Но тем не менее, думает о нем и пишет о нем книгу, и цинично – «продает» своего Деда на Запад.

Живет он и писательствует за счет этого Деда – дважды: во-первых на Деде выезжает на Запад, на книге о своем комплексе вины. И во-вторых, сдает оставленную Дедом квартиру, и это — его источник существования.

Это я сейчас о герое провести «Я внук твой».

Но из повести понятно, что она — на автобиографической основе, и уж какой-то ученый критик, честно скажу, забыла, где, написал, что вот и сам Кочергин – как раз ничем от героя не отличается и «доит» Деда по полной.

Я с этим не согласна.

Даже если судить по этой вот повести – квартира под сдачу появилась недавно – а первое дите у писателя Кочергина появилось смолоду, а лет ему уж сорок – и он действительно успел много где поработать, много где пожить, в общем, «накатал» себе вполне писательскую биографию. Ну, без войны – но зато с природой, охотой и рыбалкой, то есть на пол-Хэмингуея, все-таки накатал.

А насчет правительственного деда… Кочергин — москвич, в Москве, считай, у каждого второго – из всплывших вообще на поверхность – кто-то, да из вот этого сталинского «Версаля».

И все перемешаны – палачи жертвы, прислуга – баре – все перетекает одно в другое.

И никто не стесняется своих дедов и комплекса вины за них не испытывает.

Вон, Михалков ни хрена не испытывает. Кроме как любви к своему отцу.

И Толстая деда своего любит.

В отличие от Ильи Кочергина, который просто написал вообще совсем Не Про Деда.

Это его герой про деда пишет!

А Кочергин написал Про Бабушку.

Про свою дурную бабку, взятую в «Версаль» прислугой еще в детстве.

И влюбившуюся в барина.

И тот, осудивший критик – пишет, что – ах, так не может быть, чтобы бабка его так с двумя детьми, прижитыми от любовника-барина, от сталинского сатрапа – бедствовала и на фабрике работала.

А что ж не может быть? Очень даже может .

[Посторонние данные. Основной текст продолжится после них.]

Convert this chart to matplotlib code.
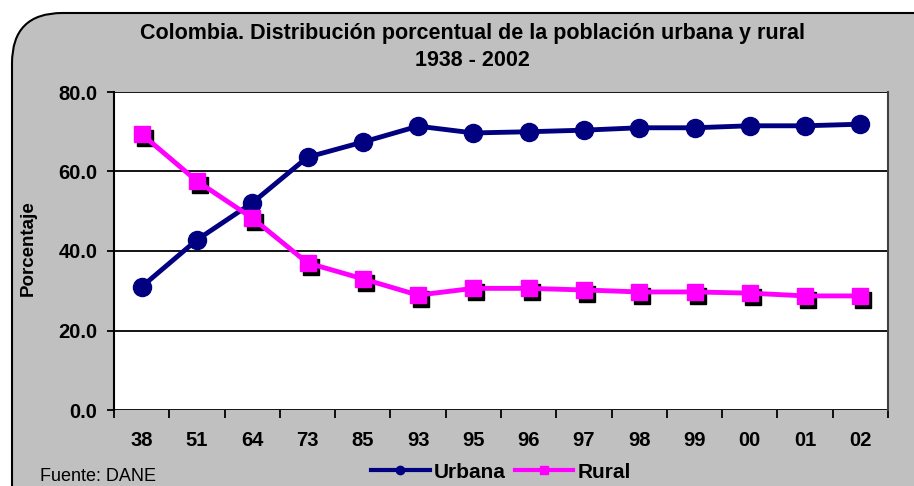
import numpy as np
import matplotlib.pyplot as plt
from matplotlib.patches import FancyBboxPatch
from matplotlib.lines import Line2D
import matplotlib.transforms as mtransforms

plt.rcParams['font.family'] = ['Liberation Sans', 'DejaVu Sans']

# datos
anios = ['38', '51', '64', '73', '85', '93', '95', '96', '97', '98', '99', '00', '01', '02']
urbana = [31.0, 42.8, 52.1, 63.6, 67.4, 71.4, 69.7, 70.0, 70.4, 71.0, 71.0, 71.5, 71.5, 71.9]
rural = [69.4, 57.6, 48.3, 37.0, 33.0, 28.9, 30.6, 30.6, 30.2, 29.7, 29.7, 29.4, 28.7, 28.7]
yticks = [0, 20, 40, 60, 80]

azul = '#000080'
magenta = '#FF00FF'
gris = '#C0C0C0'

fig = plt.figure(figsize=(9.14, 4.86), dpi=100)
fig.patch.set_facecolor('white')

# fondo gris con esquina redondeada
W, H = 914, 486
fondo = FancyBboxPatch((12 / W, -0.2), 1.2, 0.2 + (486 - 13) / H,
                       boxstyle='round,pad=0,rounding_size=0.055',
                       transform=fig.transFigure, facecolor=gris,
                       edgecolor='black', linewidth=1.5, zorder=-5,
                       mutation_aspect=W / H)
fig.patches.append(fondo)

ax = fig.add_axes([114 / W, 76 / H, 774 / W, 318 / H])
ax.set_facecolor('white')

x = np.arange(len(anios))
ax.set_xlim(-0.5, len(anios) - 0.5)
ax.set_ylim(0, 80)

for v in yticks:
    ax.axhline(v, color='black', linewidth=1.3, zorder=1)

ax.plot(x, urbana, color=azul, linewidth=3.5, marker='o', markersize=13,
        markerfacecolor=azul, markeredgecolor=azul, zorder=3, label='Urbana')

# sombra de los cuadrados
sombra = mtransforms.offset_copy(ax.transData, fig=fig, x=3, y=-4, units='dots')
ax.plot(x, rural, linestyle='none', marker='s', markersize=11,
        markerfacecolor='black', markeredgecolor='black', transform=sombra, zorder=2)
ax.plot(x, rural, color=magenta, linewidth=3.5, marker='s', markersize=11,
        markerfacecolor=magenta, markeredgecolor=magenta, zorder=3, label='Rural')

# ejes
ax.set_yticks(yticks)
ax.set_yticklabels([f'{v:.1f}' for v in yticks], fontsize=14.5, fontweight='bold')
ax.set_xticks(np.arange(-0.5, len(anios) + 0.5, 1))
ax.set_xticklabels([])
ax.tick_params(axis='x', direction='out', length=6, width=1.3, color='black')
ax.tick_params(axis='y', direction='out', length=5, width=1.3, color='black', pad=7)
for i, a in enumerate(anios):
    ax.text(i, -7.7, a, ha='center', va='center', fontsize=14.5, fontweight='bold')

for s in ['top', 'bottom']:
    ax.spines[s].set_visible(False)
ax.spines['left'].set_linewidth(1.5)
ax.spines['right'].set_color('#404040')
ax.spines['right'].set_linewidth(1.5)

fig.text(28 / W, 1 - 248 / H, 'Porcentaje', rotation=90, ha='center', va='center',
         fontsize=13.5, fontweight='bold')

fig.text(472 / W, 1 - 33 / H, 'Colombia. Distribución porcentual de la población urbana y rural',
         ha='center', va='center', fontsize=15.5, fontweight='bold')
fig.text(472 / W, 1 - 60 / H, '1938 - 2002', ha='center', va='center',
         fontsize=15.5, fontweight='bold')

fig.text(40 / W, 1 - 476 / H, 'Fuente: DANE', ha='left', va='center', fontsize=13)

handles = [Line2D([], [], color=azul, linewidth=3, marker='o', markersize=6),
           Line2D([], [], color=magenta, linewidth=3, marker='s', markersize=6)]
leg = fig.legend(handles, ['Urbana', 'Rural'], loc='center', bbox_to_anchor=(501 / W, 1 - 472 / H),
                 ncol=2, frameon=False, handlelength=2.8, handletextpad=0.2,
                 columnspacing=0.45, borderpad=0, prop={'weight': 'bold', 'size': 15})

fig.savefig('out.png', dpi=100, facecolor=fig.get_facecolor())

Если барин-то – суть, не барин, а сам вассал у главного барина. И никаких постоянных любовниц ему иметь не положено. А деньги – все у жены на учете.

Да и вообще как все мы нынче знаем – не деньгами была хороша вассальская версальская служба – а различными дармовыми супер-пайками. Дармовые дачи, хаты и харчи, одежда из спецраспределителей. И в общем, понятно, что держать любовницу, да еще и двух детей от нее, – это было нереально. Не приветствовалось и не поощрялось.

Можно было со всею дружиною или со всею опричниной – предаваться блядкам — чисто по плану, с разными там привозимыми на совместные пиры балеринами или прочими арфистками.

А обрюхаченные девушки-служанки должны были выкручиваться сами, на свое усмотрение.

Вот это и есть История Бабушки – в повести. И она похожа на правду.

И она реально трогает. Не вижу я в ней никакой спекуляции.

Кочергин – не мой писатель.

Но конечно, он писатель неплохой.

Нормальный, и нормально, если кто-то его любит.